Monday, March 16, 2009

I wonder how is the knowledge of the outside world is represented in the current AI models?..

Just had a thought that we, internally, don't represent separately the "data" and the "actions". Rather, we see the world as "objects", where data and possible actions are combined.

For example, an apple:

- is a member of a class "fruit", and as such, it can be: ripe, unripe, good, rotten; we can eat it, peel it (if it has a property "detachable skin"); cook it (if a property "cookable" is on, according to our representation of this class), slice it;
- it is also a member of another (sub)class "small round object"; as such, we can throw, catch it, pick it up, lay it down, etc;- it is a member of a class "objects with a value", so it can be sold and bought;
- ...
- last but not least, as a member of a class "real object" it can be seen and touched, etc...

This pretty much the same in every language, and it will not pose a big problem in translation to most of the languages originated on Earth (at least, to these which speakers have seen apples on routine basis).

Now, there is a second part:
- "Apple of discord" could be understood only if you know some Greek mythology;
- "Adam's apple" requires yet another piece of cultural knowledge
- "Apple a day keeps a doctor away" is a set phrase in the English language, and its meaning would be certainly understood by any other reasonable human being, yet (for example) no Russian speaker (if he doesn't know English) would say something like that - Russian language doesn't have this knowledge incorporated as a set phrase! (The closest one which I could remember has a bit different meaning, but still represents the idea of escaping the guys and girls in the white coats the following way: "If you want to stay healthy, stay away from them doctors!" No apples or other means are mentioned though)

There are plenty of other connotations for an apple, involving various fairy tales, stories, movies and pictures. Some of them belong to one language, another require some cultural or social background to be understood. This is the most difficult part when it comes to conveying the meaning, in my opinion.

Apart from that, "apple" in English rhymes with "grapple" (I'd also try to use "ample") and it's a 1-syllable word (as far as I understand). "Apple" in Dutch becomes "appel" (2 syllables), and in Russian "yabloko" (same origin, 3 syllables. Not sure about Dutch, but in Russian it does not easily rhyme with anything. This can pose a problem but problems of this sort might, technically, be tried to get solved by brute force, provided the translation engine has enough knowledge of both target and source languages and instructed to look after the words with similar sound pattern (but there is no guarantee that such solution would exist).

When I am thinking about the second part, I feel a sort of despair. How could we correctly get the meaning of more complex utterances than mere descriptions of an outside world across the language barrier?

It seems to be that in order to understand an idea in more or less the same context as was intented by the person who expressed it, the recipient has to be made aware of the context (to the necessary extent).
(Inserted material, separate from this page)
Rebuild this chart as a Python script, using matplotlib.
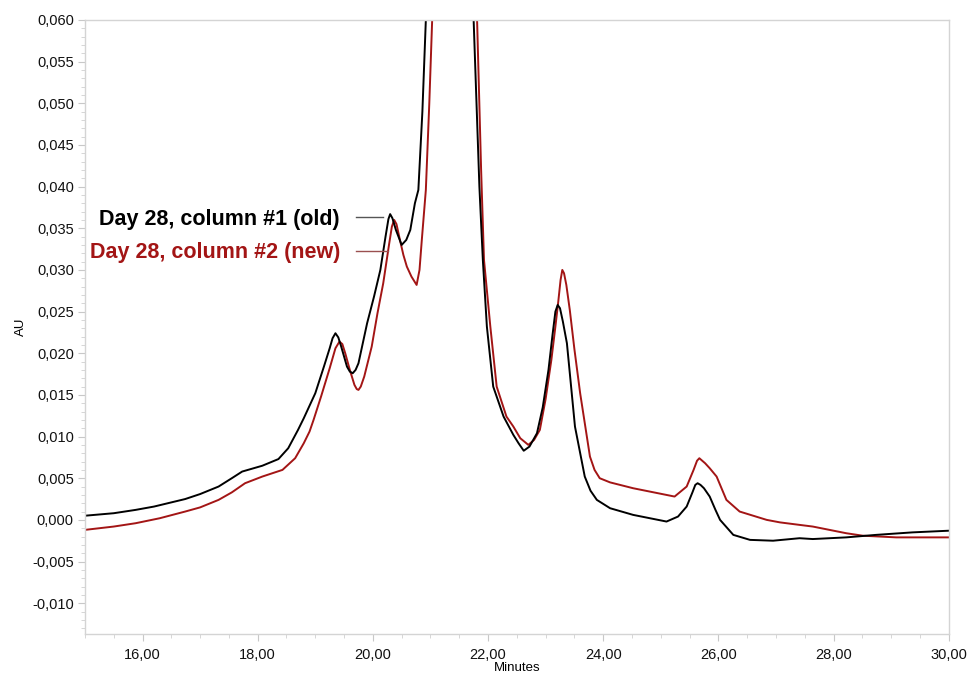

To achieve this, the translators of old times (and good translator of new times) have been adding to the books dozens of comments and explanations, where they thought them to be necessary for the average consumer of their work. It will still require some conscious effort on the recipient's part, of course.

Another approach was to translate the context so that the recipient will get "the same idea" but in the context to which he/she is accustomed. This has been mostly done in children literature. The most prominent examples in Russian are completely "localized" versions of Pinokkio (known as "The adventures of Buratino", where there is a capricious blue-haired doll instead of the Blue Fee and the little wooden boy doesn't want to become a real boy at all!) and "The Wizard of Oz" ("The Wizard of Emerald City", which was so popular that the author of the translation/migration wrote 6 sequels to the story; as to my knowledge, nobody it Russia is much interested in the original even now). The more recent attempts of this approach manifested in various coutries for the translations of Harry Potter series (having translated them up to letter with miriads of comments would have definitely spoiled the fun for the little readers).

The summary is that up to now there is no predefined procedure to decide which approach to undertake in every particular case, and no measure of success for any particular translation. After all, sharing the same native language is not enough to correctly understand the other person; social and cultural context is equally important. What do we want to share: the ideas which we came across, the emotions which we feel, something else?.. Will we ever be able to share both the ideas and the emotions in the adequate way, so that the language barriers become transparent? That would be the good AI usage for me...